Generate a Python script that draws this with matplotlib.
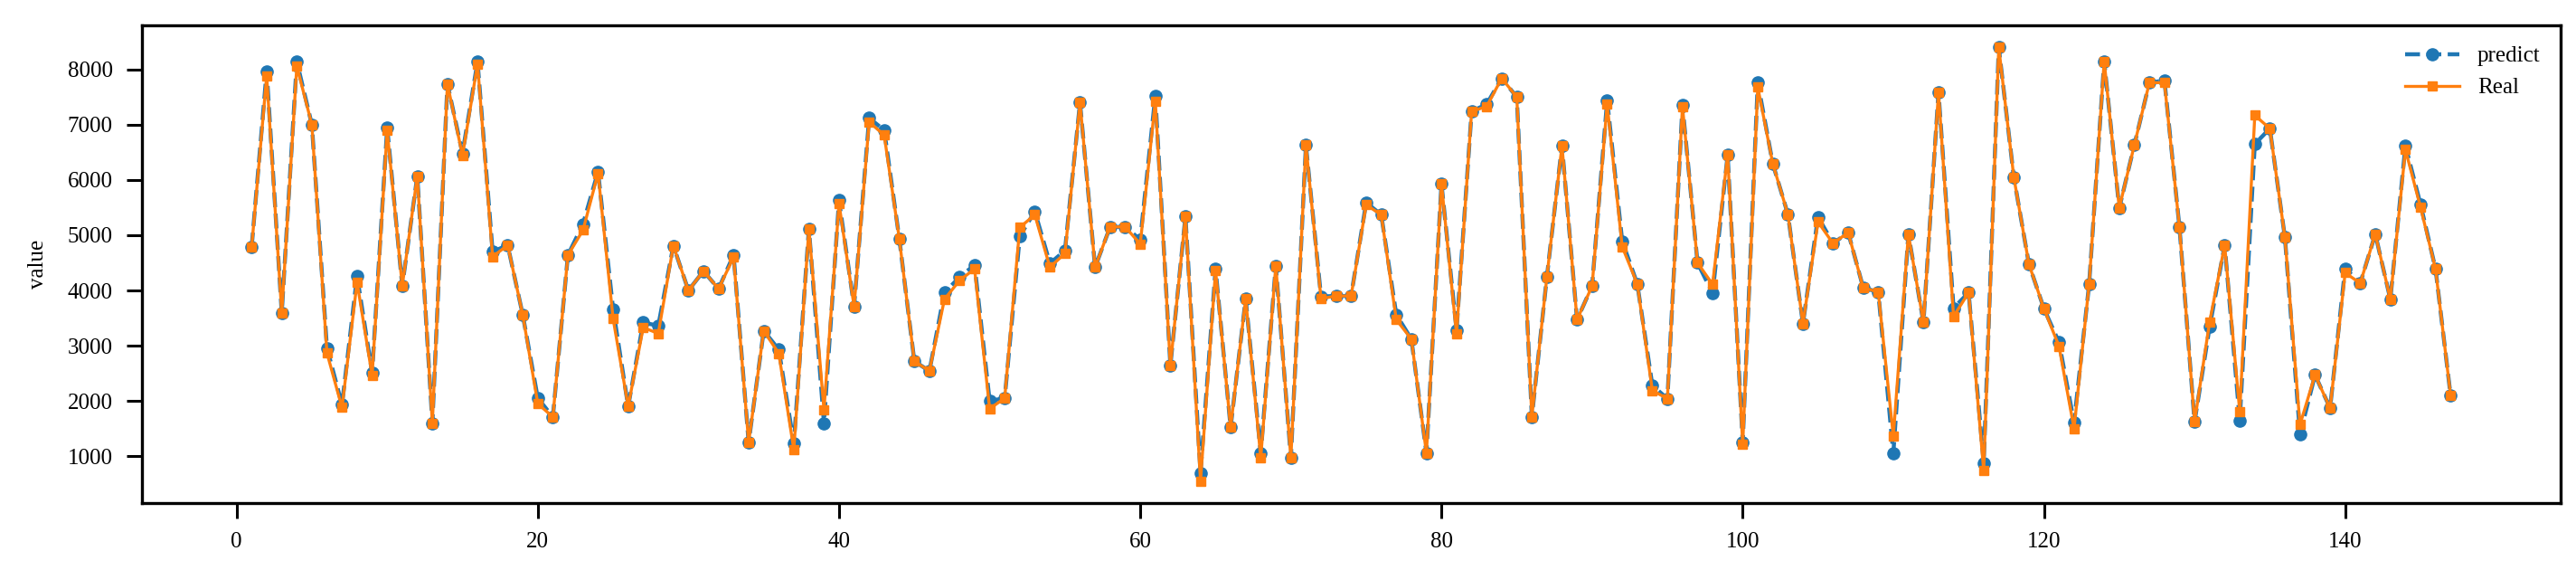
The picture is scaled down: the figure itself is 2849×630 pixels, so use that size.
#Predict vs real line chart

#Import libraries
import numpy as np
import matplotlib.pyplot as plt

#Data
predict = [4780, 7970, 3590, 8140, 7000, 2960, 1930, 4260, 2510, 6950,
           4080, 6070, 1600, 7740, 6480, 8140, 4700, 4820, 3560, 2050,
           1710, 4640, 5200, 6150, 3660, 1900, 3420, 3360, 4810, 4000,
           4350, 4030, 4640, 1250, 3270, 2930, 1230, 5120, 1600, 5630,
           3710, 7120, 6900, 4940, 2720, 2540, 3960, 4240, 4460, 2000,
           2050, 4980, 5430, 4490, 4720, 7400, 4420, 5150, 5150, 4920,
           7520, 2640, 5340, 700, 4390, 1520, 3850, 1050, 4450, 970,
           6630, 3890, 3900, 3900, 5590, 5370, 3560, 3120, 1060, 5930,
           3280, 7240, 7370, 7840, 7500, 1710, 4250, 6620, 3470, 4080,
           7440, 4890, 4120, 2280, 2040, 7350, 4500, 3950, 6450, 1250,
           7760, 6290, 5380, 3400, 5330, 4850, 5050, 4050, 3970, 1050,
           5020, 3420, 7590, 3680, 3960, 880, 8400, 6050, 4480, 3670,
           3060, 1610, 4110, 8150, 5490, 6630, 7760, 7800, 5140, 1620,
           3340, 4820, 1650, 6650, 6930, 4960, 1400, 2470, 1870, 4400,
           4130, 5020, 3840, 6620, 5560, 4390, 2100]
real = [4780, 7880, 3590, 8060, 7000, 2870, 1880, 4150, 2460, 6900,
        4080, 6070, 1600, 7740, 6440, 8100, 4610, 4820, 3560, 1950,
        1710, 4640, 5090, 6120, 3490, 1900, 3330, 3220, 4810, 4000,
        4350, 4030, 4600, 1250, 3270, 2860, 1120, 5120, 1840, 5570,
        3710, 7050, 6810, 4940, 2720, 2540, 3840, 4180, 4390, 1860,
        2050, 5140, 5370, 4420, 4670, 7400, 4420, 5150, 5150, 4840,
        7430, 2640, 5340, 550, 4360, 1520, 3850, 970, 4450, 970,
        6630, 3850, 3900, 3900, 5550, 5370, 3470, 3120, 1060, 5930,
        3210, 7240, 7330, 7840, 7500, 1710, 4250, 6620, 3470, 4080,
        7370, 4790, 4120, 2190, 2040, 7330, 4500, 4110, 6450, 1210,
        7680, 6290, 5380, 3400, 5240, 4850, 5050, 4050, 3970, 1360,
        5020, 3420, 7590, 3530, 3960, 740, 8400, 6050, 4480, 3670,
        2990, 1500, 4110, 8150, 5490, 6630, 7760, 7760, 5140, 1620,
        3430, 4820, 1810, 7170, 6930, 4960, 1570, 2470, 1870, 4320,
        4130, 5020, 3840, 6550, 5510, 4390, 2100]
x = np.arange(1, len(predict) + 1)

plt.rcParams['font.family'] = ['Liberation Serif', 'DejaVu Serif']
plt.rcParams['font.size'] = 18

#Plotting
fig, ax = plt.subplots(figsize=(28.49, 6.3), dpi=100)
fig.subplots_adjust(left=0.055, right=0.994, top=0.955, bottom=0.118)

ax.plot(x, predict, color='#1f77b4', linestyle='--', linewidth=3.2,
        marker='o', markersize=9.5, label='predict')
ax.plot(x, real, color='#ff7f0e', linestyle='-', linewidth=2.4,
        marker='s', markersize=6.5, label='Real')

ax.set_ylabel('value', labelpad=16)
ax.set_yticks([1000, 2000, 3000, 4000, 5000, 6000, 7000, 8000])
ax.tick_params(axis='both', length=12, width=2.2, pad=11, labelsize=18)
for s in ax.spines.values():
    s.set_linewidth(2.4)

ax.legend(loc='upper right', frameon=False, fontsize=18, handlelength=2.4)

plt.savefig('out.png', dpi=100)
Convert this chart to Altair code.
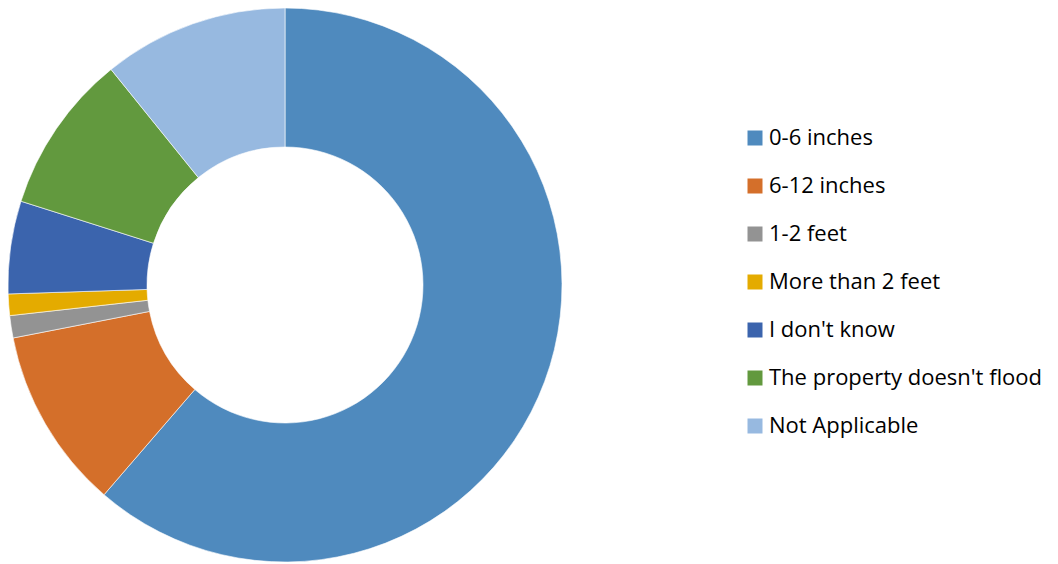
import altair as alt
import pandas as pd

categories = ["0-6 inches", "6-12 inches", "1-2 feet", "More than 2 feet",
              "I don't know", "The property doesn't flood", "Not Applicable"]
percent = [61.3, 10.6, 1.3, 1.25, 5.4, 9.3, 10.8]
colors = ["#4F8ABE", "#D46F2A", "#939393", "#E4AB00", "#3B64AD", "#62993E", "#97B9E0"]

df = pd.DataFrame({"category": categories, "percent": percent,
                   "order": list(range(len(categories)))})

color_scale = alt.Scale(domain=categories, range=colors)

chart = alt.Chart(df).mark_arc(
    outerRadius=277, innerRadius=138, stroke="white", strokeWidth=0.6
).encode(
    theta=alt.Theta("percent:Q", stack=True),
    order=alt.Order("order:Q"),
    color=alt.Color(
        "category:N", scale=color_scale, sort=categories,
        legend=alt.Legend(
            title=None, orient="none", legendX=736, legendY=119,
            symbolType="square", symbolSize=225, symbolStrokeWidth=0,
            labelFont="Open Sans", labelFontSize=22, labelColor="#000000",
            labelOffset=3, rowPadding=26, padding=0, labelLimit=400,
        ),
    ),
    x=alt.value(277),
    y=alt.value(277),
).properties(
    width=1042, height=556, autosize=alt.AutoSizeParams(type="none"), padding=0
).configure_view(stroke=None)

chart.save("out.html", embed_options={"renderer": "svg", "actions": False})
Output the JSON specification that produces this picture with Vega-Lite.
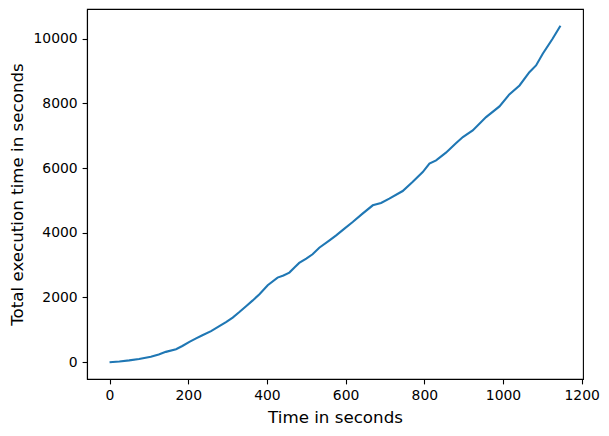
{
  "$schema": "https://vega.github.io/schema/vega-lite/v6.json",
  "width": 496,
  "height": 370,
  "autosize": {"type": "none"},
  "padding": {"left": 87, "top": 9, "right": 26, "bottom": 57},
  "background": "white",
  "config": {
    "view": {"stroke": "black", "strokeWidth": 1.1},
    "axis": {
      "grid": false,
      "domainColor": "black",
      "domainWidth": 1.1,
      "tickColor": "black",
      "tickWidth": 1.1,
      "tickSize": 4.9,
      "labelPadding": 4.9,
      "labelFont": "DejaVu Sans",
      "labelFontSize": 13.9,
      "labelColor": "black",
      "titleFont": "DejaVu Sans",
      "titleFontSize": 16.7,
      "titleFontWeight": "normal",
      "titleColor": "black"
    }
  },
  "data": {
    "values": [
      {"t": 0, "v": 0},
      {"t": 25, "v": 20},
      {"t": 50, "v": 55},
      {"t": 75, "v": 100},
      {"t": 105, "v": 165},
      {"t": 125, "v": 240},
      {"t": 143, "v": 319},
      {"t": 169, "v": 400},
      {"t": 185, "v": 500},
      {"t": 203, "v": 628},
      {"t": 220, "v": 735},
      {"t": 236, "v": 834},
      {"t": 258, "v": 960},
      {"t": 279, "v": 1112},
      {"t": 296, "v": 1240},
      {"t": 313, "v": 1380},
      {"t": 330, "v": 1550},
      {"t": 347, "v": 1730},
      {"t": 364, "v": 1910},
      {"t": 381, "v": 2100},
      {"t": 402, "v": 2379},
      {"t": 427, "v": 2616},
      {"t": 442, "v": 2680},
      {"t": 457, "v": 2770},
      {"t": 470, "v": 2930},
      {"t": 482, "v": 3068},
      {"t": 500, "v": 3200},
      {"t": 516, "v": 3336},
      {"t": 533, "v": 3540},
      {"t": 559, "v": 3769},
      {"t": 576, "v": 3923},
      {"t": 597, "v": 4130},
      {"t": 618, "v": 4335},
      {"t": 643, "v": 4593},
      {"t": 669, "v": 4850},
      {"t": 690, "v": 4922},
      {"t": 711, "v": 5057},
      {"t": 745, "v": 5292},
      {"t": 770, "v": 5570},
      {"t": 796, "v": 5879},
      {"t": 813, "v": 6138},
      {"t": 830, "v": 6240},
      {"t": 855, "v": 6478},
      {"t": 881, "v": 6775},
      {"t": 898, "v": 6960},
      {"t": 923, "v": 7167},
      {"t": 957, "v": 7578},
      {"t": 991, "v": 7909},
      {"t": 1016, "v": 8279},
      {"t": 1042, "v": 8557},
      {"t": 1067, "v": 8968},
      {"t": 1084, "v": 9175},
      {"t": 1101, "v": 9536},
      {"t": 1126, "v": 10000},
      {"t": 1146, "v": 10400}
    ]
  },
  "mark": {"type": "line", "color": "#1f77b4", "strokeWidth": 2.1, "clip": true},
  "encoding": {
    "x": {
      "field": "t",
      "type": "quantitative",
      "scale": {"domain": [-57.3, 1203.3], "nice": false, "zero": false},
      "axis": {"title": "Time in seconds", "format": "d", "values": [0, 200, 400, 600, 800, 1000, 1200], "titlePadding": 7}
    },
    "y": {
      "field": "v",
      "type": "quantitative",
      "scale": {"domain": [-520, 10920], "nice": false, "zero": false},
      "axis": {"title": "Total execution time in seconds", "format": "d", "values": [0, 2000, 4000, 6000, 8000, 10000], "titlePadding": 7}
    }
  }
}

▸ **PROBLEM DETAILS**
Pull every line containing the word "picture" out of the material and copy it.

▸ **WRITTEN ANSWER**
The picture is scaled down: the figure itself is 2849×630 pixels, so use that size.
Output the JSON specification that produces this picture with Vega-Lite.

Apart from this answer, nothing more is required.